NEW HORIZON'S LONG JOURNEY
It has been more than nine years and 3 billion miles since the spacecraft launched in early 2006.
Pluto’s new moons in sight
This is the first mission to Pluto and the Kuiper Belt, a gigantic zone of icy bodies and
mysterious small objects orbiting beyond Neptune. It marks the first direct exploration of this zone of our solar system, beyond the inner rocky planets and outer gas giants.
While still 55 million miles from Pluto, the long-range imager showed the largest known moon, Charon, plus smaller moons Nix and Hydra. New Horizons also saw, for the first time, the tiny moons of Kerberos and Styx, originally discovered in 2011 by the Hubble Space Telescope.
The New Horizons craft was designed at the Johns Hopkins University Applied Physics Laboratory (APL) in Laurel, Md. When it reaches Pluto on July 14, it will take almost 4½ hours for a radio signal to travel from it to the mission operations center at APL.
THE ROUTE TO PLUTO AND BEYOND
In February 2007, New Horizons took advantage of a gravity-assist slingshot from Jupiter, speeding New Horizons up to more than 51,000 mph.
JAM-PACKED WITH SCIENTIFIC EXPERIMENTS
Long Range Reconnaissance Imager (LORRI)
LORRI is the highest resolution instrument on board. At Pluto, LORRI will take images in which football-ﬁeld-sized features will be visible.
The star trackers are dual cameras used to compare the observed star ﬁelds against an on-board database of more than 18,000 star patterns.
Solar Wind At Pluto (SWAP)
The SWAP instrument will measure charged particles from the solar wind near Pluto to determine how fast its atmosphere is escaping.
Student Dust Counter (SDC)
The SDC, which was designed, built and operated by students at the University of Colorado, faces in the direction of spacecraft travel so it is exposed to dust particle impacts.
Reaction Control Jets
The New Horizons spacecraft controls its attitude in space through the use of short bursts from these small thrusters arrayed around the vehicle. New Horizons will only be able to alter its course by less than 2 degrees at Pluto.

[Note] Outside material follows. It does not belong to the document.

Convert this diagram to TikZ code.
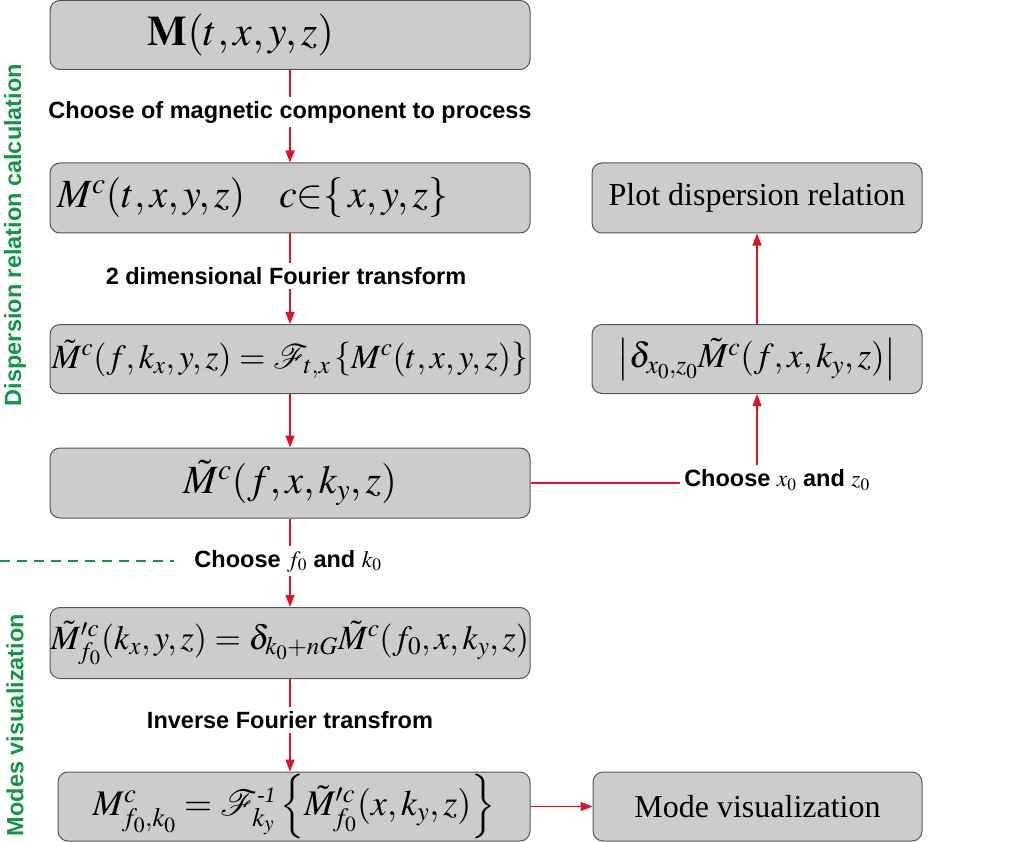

This tank, made of titanium and nestled in the center of the spacecraft where it can be kept warm, carries enough liquid hydrazine to supply the reaction control jets for the entire 15+ year duration of the New Horizons mission.
Low Gain Antenna 1 (LGA)
Sitting just above the propellant tank is one of two LGAs, which provided communications with Earth during launch and early operations.
Alice is an ultraviolet imaging
spectrometer that separates light into its constituent wavelengths and will probe the atmospheric composition of Pluto.
As the spacecraft passes behind Pluto, with respect to Earth it will precisely measure how incoming radio signals are affected by the thin Pluto atmosphere.
Pluto Energetic Particle Spectrometer Science Investigation (PEPSSI)
PEPSSI is a plasma-sensing instrument that
will search for neutral atoms that escape Pluto's atmosphere and subsequently become charged by their interaction with the solar wind.
High Gain Antenna (HGA)
The HGA main dish collects incoming signals but also forms outgoing signals.
The feedhorn directs the radio signals in and out of the spacecraft.
Pluto is so far from the sun that power production with solar cells is impractical, so New Horizons uses a decaying radioisotope as a battery to produce about 200 watts of electrical power for the spacecraft and its instrument payload at Pluto.
Medium Gain Antenna (MGA) and HGA
The Earth-facing side of the dish redirects incoming and outgoing signals to and from the MGA on the spacecraft-facing side.
For maximum data rate, the HGA must be kept pointing toward Earth. If the spacecraft loses track of its attitude, this sun sensor will allow the spacecraft to regain a sun-pointing orientation and receive commands from Earth.
Using a single telescope with a 3-inch aperture, this compound instrument collects many wavelengths of light to obtain high-resolution surface composition maps of the surfaces of Pluto and its moons both in visual and infrared.
Weight and size of New Horizons
The spacecraft weighed a mere 1,054 pounds at launch (about as much as a couple of snowmobiles).
Aside from the communication dishes and the radioisotope battery tube, the whole framework is about the size of a grand piano.
SOME VERY BUSY HOURS NEAR PLUTO
At its closest point New Horizons will be less than 8,000 miles from the dwarf planet’s surface and about 17,900 miles from the largest moon, Charon.
If all goes as planned at precisely 07:49:58 EDT on July 14, New Horizons, traveling at more than eight miles per second, will be at its closest point to Pluto.
APL scientists may yet decide to redirect the craft farther out from the system if there is a strong possibility of impacting debris.